The Ram Raid Offending and Related Measures Amendment Bill is a proposed New Zealand Act of Parliament that would add ram raids and other "smash and grab" offenses to the Crimes Act 1961 and give Police the power to prosecute juvenile ram raiders including 12 and 13-year olds. On 4 February 2025, the legislation was halted by the Sixth National Government in favour of proposed legislation targeting youth offenders.

==Provisions==
The Bill amends the Crimes Act 1961, the Criminal Investigations (Bodily Samples) Act 1995, the Oranga Tamariki Act 1989 and the Sentencing Act 2002 to make ram-raiding a specific offense and to strengthen legal penalties against ram raiders.
- Inserts a new section 231B into the Crimes Act 1961 to criminalise ram-raiding.
- Amends the Criminal Investigations (Bodily Samples) Act 1995 to allow bodily samples to be collected from 12 and 13 year old offenders facing ram-raiding charges in the Youth Court.
- Amends the Oranga Tamariki Act 1989 to allow 12 and 13-years olds to be processed in the Youth Court on ram-raiding charges.
- The Bill also makes livestreaming ram raids, posting a copy of a livestream online or digitally distributing a copy of the livestream a corresponding factor in sentencing youth offenders under the Sentencing Act 2002.
- Amends the Sentencing Act 2002 to target adults who encourage or help a child or young person commit a ram raid, and offenders who produce and disseminate livestreams of ram raids.

==History==
===Background===
Ram raiding saw a significant increase in New Zealand during the 2020s. In July 2022, Radio New Zealand reported a 400% increase in ram raids between 2017 and 2022; with 76% of those arrested being under the age of 18 years and 14% having connections to organised crime. Key driving factors included the influence of social media, dysfunctional family backgrounds, lack of role models, and poverty. Most vehicles used in ram-raids are used ex-Japan models such as the Mazda Demio, Mazda Atenza, Nissan Tiida and Toyota Aqua; these cars are easy to steal due to Japan's low crime rate and therefore low uptake of anti-theft measures such as immobilisers. The New Zealand Police took enforcement action against 37% of the ram raids; with 61% of offenders being prosecuted and another 39% being referred to youth agencies. In 2022 alone, police recorded 516 ram raids and apprehended 708 offenders; with 495 being under 17 years, 70 under 13 years, and 88 being adults.

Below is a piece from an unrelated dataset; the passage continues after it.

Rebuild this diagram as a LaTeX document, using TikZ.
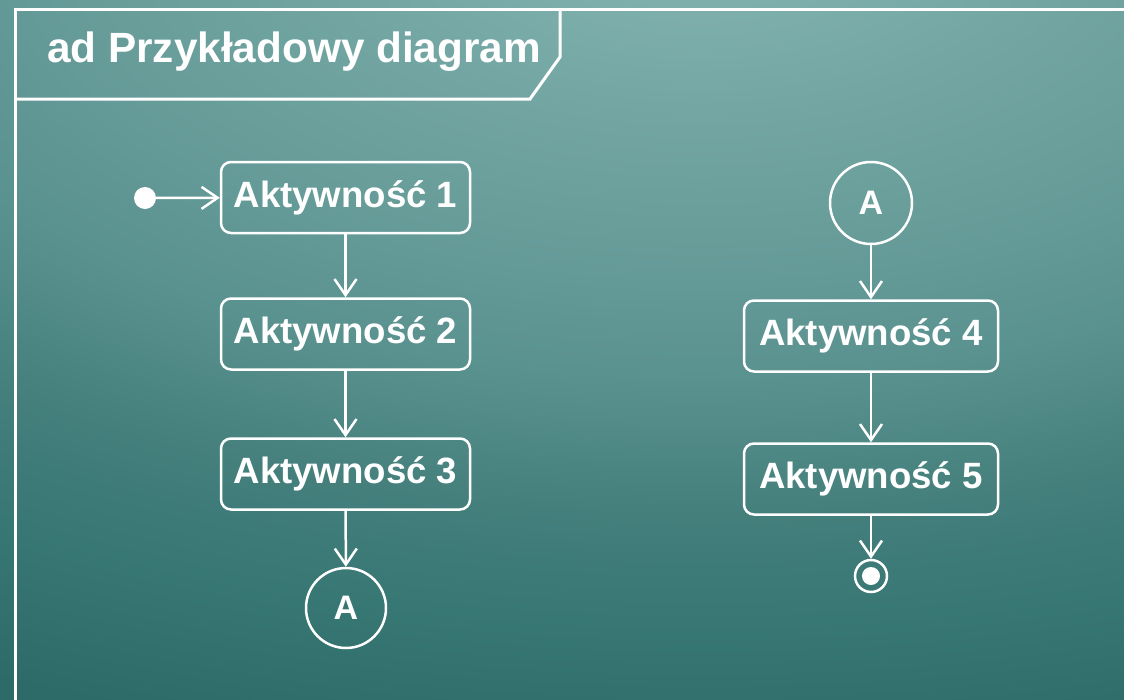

In response to ram raids, the Labour Government allocated NZ$6,000,000 for the Police's Small Retailer Crime Prevention Fund in late August 2022. The fund allows stores to purchase protective equipment such as shatterproof glass, bollards, fog cannons, and roller doors to counter ram raids. By March 2023, over NZ$2,000,000 had been spent from the fund. Police Commissioner Andrew Coster expressed concern about police difficulty with prosecuting juvenile offenders. Prime Minister Jacinda Ardern stated that the Government preferred alternatives to incarcerating youths in order to reduce reoffending. By contrast, opposition ACT party leader David Seymour has advocated fitting youth offenders with ankle bracelets to counter ram-raids and robberies. Similarly, the opposition National Party leader Christopher Luxon has advocated sending young ram-raiders and other serious youth offenders to military-style boot camps.

===First reading===
On 29 August 2023, the Ram Raid Offending Bill passed its first reading. Its sponsor Justice Minister Ginny Andersen argued the Bill would address the recent rise in ram raiding, "smash and grab" crimes, and youth crime by giving Police and courts greater powers to prosecute these crimes and deal with 12 and 13 year old youth offenders. The National and ACT parties supported the Bill, with Paul Goldsmith, Mark Mitchell, Chris Baillie and Simon O'Connor describing the bill as an overdue mechanism needed to address retail crime and youth offending. By contrast, the Bill was opposed by the Green Party and Te Pāti Māori. Green MP Golriz Ghahraman argued a tough on crime approach towards retail crime and youth offending would not work and objected to taking bodily samples from 12 and 13 year old suspects. Māori Party co-leader Debbie Ngarewa-Packer disagreed with taking a punitive approach to youth crime and advocated focusing on addressing poverty and mental health issues among offenders.

That same day, Attorney General David Parker expressed concerns that the Ram Raid Offending bill breached the New Zealand Bill of Rights Act 1990 on three grounds: the right of a child to be dealt with in an age appropriate way, the right to be free from unreasonable search and seizure, and the right to freedom of expression.

===Select committee===
During a Justice select committee hearing on 12 March 2024 Pride Project members Aaron Tyree and Eryka Kiri, Voyce national spokesperson Tupua Urlich, YouthLaw general manager Darryn Atchison and New Zealand Law Society representatives Dale Lloyd and Professor Jermey Finn criticised the proposed Bill, which they described as punitive and failed to address the causes of crime including poverty and dysfunctional families. Lloyd said the proposed legislation breached internarional conventions on children's rights while Finn criticised the vague wording on those liable for ram raid offenses.

===Responses===
In early June 2024, several community leaders including doctors, youth advocates and lawyers organised a petition opposing the Ram Raid Bill. They also sent an open letter calling for the Government to stop work on the legislation, arguing that a punitive response would hurt marginalised and impoverished children and young people. Notable individuals and groups supporting the petition and open letter included Kick Back founder and youth worker Aaron Hendry and People Against Prisons Aotearoa spokesperson and criminology lecturer Emmy Rakete.

===Termination===
On 5 February 2025, Justice Minister Paul Goldsmith and Minister for Children Karen Chhour confirmed that the Sixth National Government would discontinue the ram raid legislation in favour of new legislation targeting youth offenders. The Sixth National Government has confirmed plans to introduce a "Youth Serious Offender declaration" allowing courts to send serious youth offenders to military-style academies.